● **TASK REQUIREMENTS**:
Make an exact copy, from the records below, of the lines from the line containing "Clone this chart in matplotlib." to the line containing "ax = fig.add_axes([0.0688, 0.2925, 0.9222, 0.6239])", both lines included, excluding pictures.

Entries with chart source code:
★ ★ ★ ★

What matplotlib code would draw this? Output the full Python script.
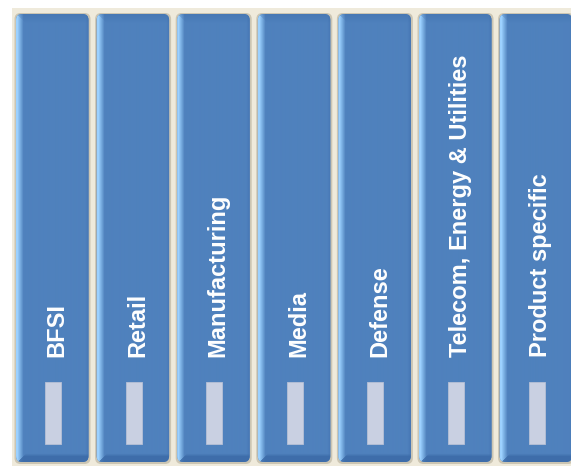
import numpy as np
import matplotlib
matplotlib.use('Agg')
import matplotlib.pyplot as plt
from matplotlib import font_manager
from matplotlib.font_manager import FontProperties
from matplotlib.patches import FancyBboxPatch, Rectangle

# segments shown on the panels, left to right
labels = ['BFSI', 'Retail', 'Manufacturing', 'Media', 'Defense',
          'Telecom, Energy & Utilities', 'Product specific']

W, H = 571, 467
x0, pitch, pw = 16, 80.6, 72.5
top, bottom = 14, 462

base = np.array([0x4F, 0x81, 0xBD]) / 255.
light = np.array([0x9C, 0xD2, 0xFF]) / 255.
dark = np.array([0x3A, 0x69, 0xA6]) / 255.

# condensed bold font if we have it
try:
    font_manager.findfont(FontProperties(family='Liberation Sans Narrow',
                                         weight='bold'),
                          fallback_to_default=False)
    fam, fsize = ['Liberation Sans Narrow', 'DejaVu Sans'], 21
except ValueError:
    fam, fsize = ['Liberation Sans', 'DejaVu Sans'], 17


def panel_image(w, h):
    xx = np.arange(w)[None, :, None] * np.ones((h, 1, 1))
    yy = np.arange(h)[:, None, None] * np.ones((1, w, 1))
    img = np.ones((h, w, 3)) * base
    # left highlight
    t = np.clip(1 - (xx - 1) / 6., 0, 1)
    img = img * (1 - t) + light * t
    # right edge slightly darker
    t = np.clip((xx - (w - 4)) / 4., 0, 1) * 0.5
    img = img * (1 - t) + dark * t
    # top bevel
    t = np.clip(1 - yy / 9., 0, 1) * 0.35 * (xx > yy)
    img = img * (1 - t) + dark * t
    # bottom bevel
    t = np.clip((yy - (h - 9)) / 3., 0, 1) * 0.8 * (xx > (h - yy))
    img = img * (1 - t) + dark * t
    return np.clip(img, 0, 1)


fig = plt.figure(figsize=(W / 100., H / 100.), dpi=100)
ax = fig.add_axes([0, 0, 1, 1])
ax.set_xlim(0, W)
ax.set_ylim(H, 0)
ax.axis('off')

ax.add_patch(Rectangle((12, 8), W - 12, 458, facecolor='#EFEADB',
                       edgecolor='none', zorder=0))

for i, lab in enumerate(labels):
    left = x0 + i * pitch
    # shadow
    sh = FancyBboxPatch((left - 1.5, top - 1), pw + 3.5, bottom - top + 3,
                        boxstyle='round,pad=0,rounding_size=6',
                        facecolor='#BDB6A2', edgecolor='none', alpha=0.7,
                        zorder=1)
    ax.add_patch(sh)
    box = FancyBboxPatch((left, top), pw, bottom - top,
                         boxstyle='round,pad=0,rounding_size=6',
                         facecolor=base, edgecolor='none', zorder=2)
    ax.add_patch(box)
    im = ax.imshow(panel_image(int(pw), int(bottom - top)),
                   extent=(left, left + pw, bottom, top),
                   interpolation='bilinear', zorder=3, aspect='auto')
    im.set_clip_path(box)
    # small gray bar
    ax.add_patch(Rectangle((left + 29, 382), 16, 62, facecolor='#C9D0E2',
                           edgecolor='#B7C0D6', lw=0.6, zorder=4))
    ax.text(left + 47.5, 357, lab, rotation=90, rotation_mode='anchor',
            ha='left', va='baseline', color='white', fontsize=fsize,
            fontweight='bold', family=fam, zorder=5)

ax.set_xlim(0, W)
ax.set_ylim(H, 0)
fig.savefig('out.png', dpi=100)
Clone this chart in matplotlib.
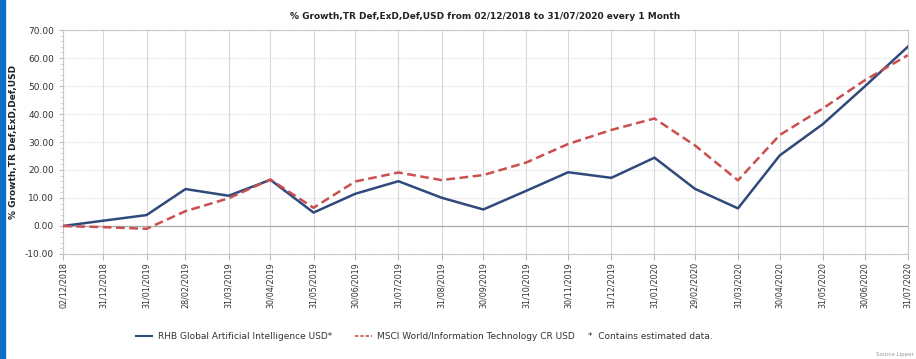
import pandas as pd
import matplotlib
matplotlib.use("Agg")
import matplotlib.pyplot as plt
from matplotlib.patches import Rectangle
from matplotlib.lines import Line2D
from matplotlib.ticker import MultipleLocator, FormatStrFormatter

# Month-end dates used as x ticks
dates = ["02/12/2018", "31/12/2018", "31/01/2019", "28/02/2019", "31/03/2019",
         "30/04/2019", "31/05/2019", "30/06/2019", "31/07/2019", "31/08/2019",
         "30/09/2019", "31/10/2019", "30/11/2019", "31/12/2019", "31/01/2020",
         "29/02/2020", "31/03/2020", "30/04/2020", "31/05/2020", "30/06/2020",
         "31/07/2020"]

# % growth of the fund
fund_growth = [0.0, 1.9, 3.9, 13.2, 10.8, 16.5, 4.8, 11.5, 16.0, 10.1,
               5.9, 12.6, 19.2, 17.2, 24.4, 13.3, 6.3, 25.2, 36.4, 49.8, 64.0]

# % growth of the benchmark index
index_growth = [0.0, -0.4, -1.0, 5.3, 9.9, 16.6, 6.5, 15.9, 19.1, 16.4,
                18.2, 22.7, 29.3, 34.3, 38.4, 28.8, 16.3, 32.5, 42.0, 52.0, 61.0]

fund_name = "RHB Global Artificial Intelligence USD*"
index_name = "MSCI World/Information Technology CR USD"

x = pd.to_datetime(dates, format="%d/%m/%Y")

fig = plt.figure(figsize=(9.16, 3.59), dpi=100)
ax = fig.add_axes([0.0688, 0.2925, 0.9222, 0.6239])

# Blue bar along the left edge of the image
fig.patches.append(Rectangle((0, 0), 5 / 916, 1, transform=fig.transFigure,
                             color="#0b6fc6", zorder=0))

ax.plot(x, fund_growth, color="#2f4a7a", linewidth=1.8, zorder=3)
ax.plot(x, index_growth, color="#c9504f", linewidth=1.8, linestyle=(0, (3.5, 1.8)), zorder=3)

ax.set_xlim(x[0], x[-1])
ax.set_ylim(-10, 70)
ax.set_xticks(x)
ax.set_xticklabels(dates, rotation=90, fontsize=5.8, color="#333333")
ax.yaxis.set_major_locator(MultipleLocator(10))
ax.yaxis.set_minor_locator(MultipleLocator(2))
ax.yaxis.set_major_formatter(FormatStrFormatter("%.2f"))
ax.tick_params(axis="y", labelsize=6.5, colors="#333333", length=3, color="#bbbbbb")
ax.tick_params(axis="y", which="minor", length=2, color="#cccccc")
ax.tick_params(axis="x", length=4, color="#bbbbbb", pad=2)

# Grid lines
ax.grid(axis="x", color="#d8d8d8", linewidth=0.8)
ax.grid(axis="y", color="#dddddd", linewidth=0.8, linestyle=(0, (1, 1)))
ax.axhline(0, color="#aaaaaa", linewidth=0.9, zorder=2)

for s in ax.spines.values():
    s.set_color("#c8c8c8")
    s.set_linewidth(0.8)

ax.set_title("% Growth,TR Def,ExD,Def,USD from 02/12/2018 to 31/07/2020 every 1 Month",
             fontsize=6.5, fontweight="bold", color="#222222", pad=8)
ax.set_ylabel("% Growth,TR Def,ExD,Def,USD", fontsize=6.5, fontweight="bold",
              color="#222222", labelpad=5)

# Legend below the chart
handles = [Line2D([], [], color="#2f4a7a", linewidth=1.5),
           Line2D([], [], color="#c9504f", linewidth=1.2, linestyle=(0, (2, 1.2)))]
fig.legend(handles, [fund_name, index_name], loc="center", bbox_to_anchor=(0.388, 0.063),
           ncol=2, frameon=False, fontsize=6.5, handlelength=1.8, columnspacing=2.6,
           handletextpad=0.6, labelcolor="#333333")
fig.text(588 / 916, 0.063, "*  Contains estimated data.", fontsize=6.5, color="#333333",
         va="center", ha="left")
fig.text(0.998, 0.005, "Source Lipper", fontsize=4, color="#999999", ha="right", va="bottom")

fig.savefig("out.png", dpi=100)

★ ★ ★ ★

● **RESPONSE**:
Clone this chart in matplotlib.
import pandas as pd
import matplotlib
matplotlib.use("Agg")
import matplotlib.pyplot as plt
from matplotlib.patches import Rectangle
from matplotlib.lines import Line2D
from matplotlib.ticker import MultipleLocator, FormatStrFormatter

# Month-end dates used as x ticks
dates = ["02/12/2018", "31/12/2018", "31/01/2019", "28/02/2019", "31/03/2019",
         "30/04/2019", "31/05/2019", "30/06/2019", "31/07/2019", "31/08/2019",
         "30/09/2019", "31/10/2019", "30/11/2019", "31/12/2019", "31/01/2020",
         "29/02/2020", "31/03/2020", "30/04/2020", "31/05/2020", "30/06/2020",
         "31/07/2020"]

# % growth of the fund
fund_growth = [0.0, 1.9, 3.9, 13.2, 10.8, 16.5, 4.8, 11.5, 16.0, 10.1,
               5.9, 12.6, 19.2, 17.2, 24.4, 13.3, 6.3, 25.2, 36.4, 49.8, 64.0]

# % growth of the benchmark index
index_growth = [0.0, -0.4, -1.0, 5.3, 9.9, 16.6, 6.5, 15.9, 19.1, 16.4,
                18.2, 22.7, 29.3, 34.3, 38.4, 28.8, 16.3, 32.5, 42.0, 52.0, 61.0]

fund_name = "RHB Global Artificial Intelligence USD*"
index_name = "MSCI World/Information Technology CR USD"

x = pd.to_datetime(dates, format="%d/%m/%Y")

fig = plt.figure(figsize=(9.16, 3.59), dpi=100)
ax = fig.add_axes([0.0688, 0.2925, 0.9222, 0.6239])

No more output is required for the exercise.